Den Titel der Ausstellung erklärt Wittenburg so: „Odessa beschreibt einen Ort, Theda ist die mathematische Beschreibung eines Zustands in der Geometrie, und ein Stein ist ein Gegenstand.“ Damit stelle der Titel verschiedene Ebenen oder Themen dar, mit denen sie sich in ihrer Zeit in Trittau beschäftigt habe. Warum sie ausgerechnet die ukrainische Hafenstadt Odessa erwähnt, möchte die Künstlerin nicht sagen.

Im Mittelpunkt vieler Arbeiten stehen physikalische Phänomene wie Licht und die Untersuchung von Eigenschaften bestimmter Flüssigkeiten und Materialien. Wittenburg interessiert sich für die Effekte, Brechungen und Aufspaltungen, die entstehen, wenn sich zum Beispiel Lichtquellen treffen oder Flüssigkeiten miteinander in Kontakt treten. „Ich beschäftige mich viel mit Physik, habe aber eine ganz eigene Herangehensweise“, sagt Wittenburg. „Es geht mir vor allem um die philosophische Komponente. Meine Kunst ist eine Form von abstrakter poetischer Physik.“ Was in der Theorie hochphilosophisch klingt, erinnert in der Praxis an Motive aus den modernen Naturwissenschaften: bunte Lichtpunkte, geometrische Linien und undefinierbare Farben und Formen wie Bilder von einem Mikroskop.

Wittenburg möchte sichtbar machen, was sonst unsichtbar bleibt. Mithilfe eines Scanners hat sie zum Beispiel Staub und andere Partikel aufgenommen, die in der Luft enthalten sind. Das entstandene Bild sieht aus wie ein Foto aus dem Weltraum mit unzähligen kleinen Sternen.

Wittenburg arbeitet am liebsten nachts

In ihrer Zeit in der Trittauer Wassermühle hat Wittenburg täglich an ihren Werken gearbeitet. „Meistens arbeite ich nachts“, sagt die gebürtige Dannenbergerin. „Dann bin ich inspirierter, und außerdem ist es für meine Lichtinstallationen besser, wenn es dunkel ist.
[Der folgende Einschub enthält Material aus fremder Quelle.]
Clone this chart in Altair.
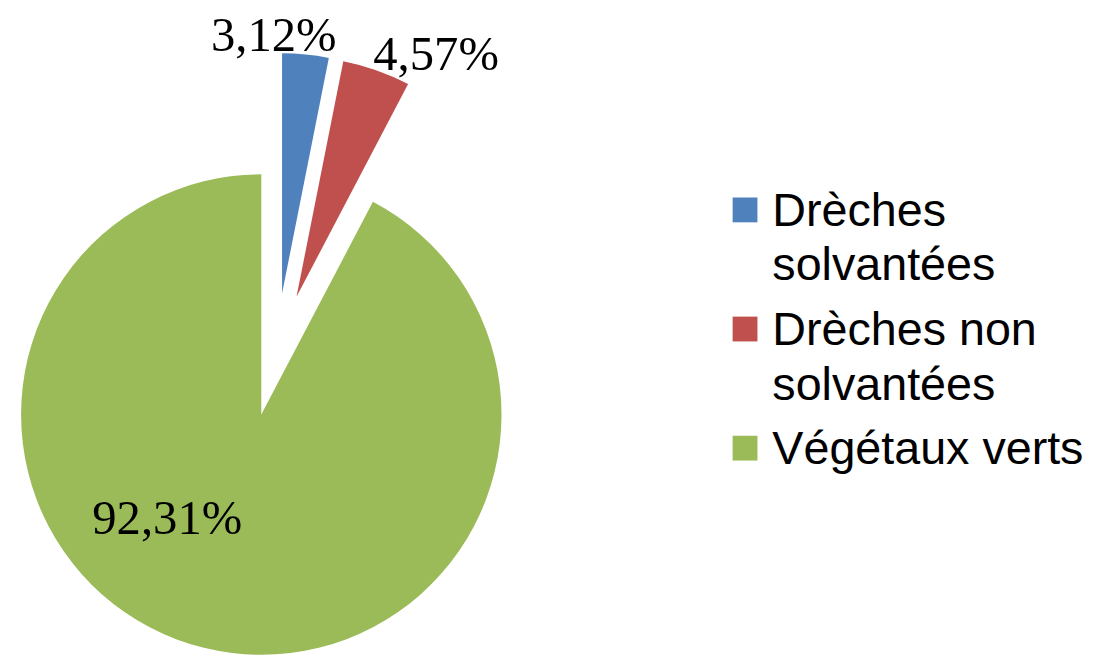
import altair as alt
import pandas as pd

# ---- data ----
categories = ["Drèches solvantées", "Drèches non solvantées", "Végétaux verts"]
values = [3.12, 4.57, 92.31]
value_labels = ["3,12%", "4,57%", "92,31%"]
legend_labels = ["Drèches\nsolvantées", "Drèches non\nsolvantées", "Végétaux verts"]
colors = ["#4F81BD", "#C0504D", "#9BBB59"]

# ---- layout (style) ----
W, H = 1087, 649
CX, CY = 270, 347      # pie centre
R = 242                # radius
EXPLODE = 62           # explosion distance
LEG_X_SQ, LEG_X_TXT = 742.5, 770
LEG_Y0, LEG_LH, LEG_GAP = 217, 55, 10
LABEL_FONT = "Liberation Serif"
LEGEND_FONT = "Liberation Sans"

total = sum(values)
lines = [s.count("\n") + 1 for s in legend_labels]
before = [sum(lines[:i]) for i in range(len(lines))]

df = pd.DataFrame({
    "cat": categories,
    "value": values,
    "label": value_labels,
    "legend": legend_labels,
    "order": list(range(len(categories))),
    "lines_before": before,
})

color = alt.Color("cat:N", scale=alt.Scale(domain=categories, range=colors), legend=None)

base = (
    alt.Chart(df)
    .transform_window(end="sum(value)", sort=[alt.SortField("order")], frame=[None, 0])
    .transform_calculate(
        start="datum.end - datum.value",
        mid=f"(datum.end - datum.value/2) / {total} * 2 * PI",
    )
    .transform_calculate(
        cx=f"{CX} + {EXPLODE} * sin(datum.mid)",
        cy=f"{CY} - {EXPLODE} * cos(datum.mid)",
    )
)

arcs = base.mark_arc(radius=R).encode(
    theta=alt.Theta("start:Q", scale=alt.Scale(domain=[0, total])),
    theta2="end:Q",
    x=alt.X("cx:Q", scale=None),
    y=alt.Y("cy:Q", scale=None),
    color=color,
)

# label anchors: outer edge for small slices, inside for the big one
label_cfg = {
    categories[0]: dict(rf=1.0, dx=-32, dy=-4),
    categories[1]: dict(rf=1.0, dx=60, dy=0),
    categories[2]: dict(rf=0.6, dx=-60, dy=-21),
}
label_layers = []
for cat, cfg in label_cfg.items():
    lyr = (
        base.transform_filter(alt.datum.cat == cat)
        .transform_calculate(
            lx=f"datum.cx + {cfg['rf'] * R} * sin(datum.mid)",
            ly=f"datum.cy - {cfg['rf'] * R} * cos(datum.mid)",
        )
        .mark_text(
            font=LABEL_FONT, fontSize=49, color="black", align="center",
            baseline="alphabetic", dx=cfg["dx"], dy=cfg["dy"],
        )
        .encode(x=alt.X("lx:Q", scale=None), y=alt.Y("ly:Q", scale=None), text="label:N")
    )
    label_layers.append(lyr)

leg = alt.Chart(df).transform_calculate(
    ly=f"{LEG_Y0} + datum.lines_before * {LEG_LH} + datum.order * {LEG_GAP}",
).transform_calculate(sy="datum.ly - 16")

leg_sq = leg.mark_square(size=625, opacity=1).encode(
    x=alt.value(LEG_X_SQ), y=alt.Y("sy:Q", scale=None), color=color
)
leg_txt = leg.mark_text(
    font=LEGEND_FONT, fontSize=47, lineHeight=LEG_LH, lineBreak="\n",
    align="left", baseline="alphabetic", color="black",
).encode(x=alt.value(LEG_X_TXT), y=alt.Y("ly:Q", scale=None), text="legend:N")

chart = (
    alt.layer(arcs, *label_layers, leg_sq, leg_txt)
    .properties(width=W, height=H, autosize=alt.AutoSizeParams(type="none"), padding=0)
    .configure_view(stroke=None)
)

chart.save("out.html", embed_options={"renderer": "svg", "actions": False})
Am liebsten würde ich die Ausstellung auch nachts eröffnen.“ Das Stipendium habe ihr ermöglicht, sich in Ruhe und mit höchster Konzentration ihrer Kunst zu widmen. „Ich war nicht nur fokussiert, sondern geradezu fixiert“, sagt sie. Wie es nach Trittau mit ihr weitergeht, weiß Wittenburg noch nicht genau. Zunächst möchte sie in Berlin leben und dort hauptsächlich schriftstellerisch tätig sein. Einen weiteren Förderpreis hat sie bereits in Aussicht. „Das ist aber noch nicht spruchreif“, sagt Wittenburg. Auf die Frage, was sie sich von der Ausstellung und für ihre berufliche Zukunft erhoffe, sagt sie: „Ich möchte nicht unbedingt berühmt werden. Ich denke auch nicht in Erfolgskategorien. Alles, was ich möchte, ist gute Arbeit zu machen.“

Die Sparkassen-Kulturstiftung Stormarn fördert seit 1992 bildende Künstler mit dem Kunststipendiums in der Trittauer Wassermühle. Neben einem finanziellen Zuschuss zum Lebensunterhalt stellt die Stiftung den Stipendiaten die Wohnung in der Mühle und das zugehörige Atelier zur Verfügung. Zur diesjährigen Ausstellung erscheint das Buch „Der gesprengte Raum“. Die Autoren Hans-Christian Dany und Catrin Lorch beschreiben darin die Werke und die künstlerische Arbeitsweise Lily Wittenburgs. Das Buch erscheint im Starship Verlag und kostet 14 Euro.

Die Ausstellung „Odessa Theda Stein“ ist von Sonnabend, 28. März, bis Sonntag, 26. April, in der Wassermühle (Am Mühlenteich 3a) in Trittau zu sehen. Am Sonnabend, 4. April, ab 15 Uhr gibt es ein Künstlergespräch.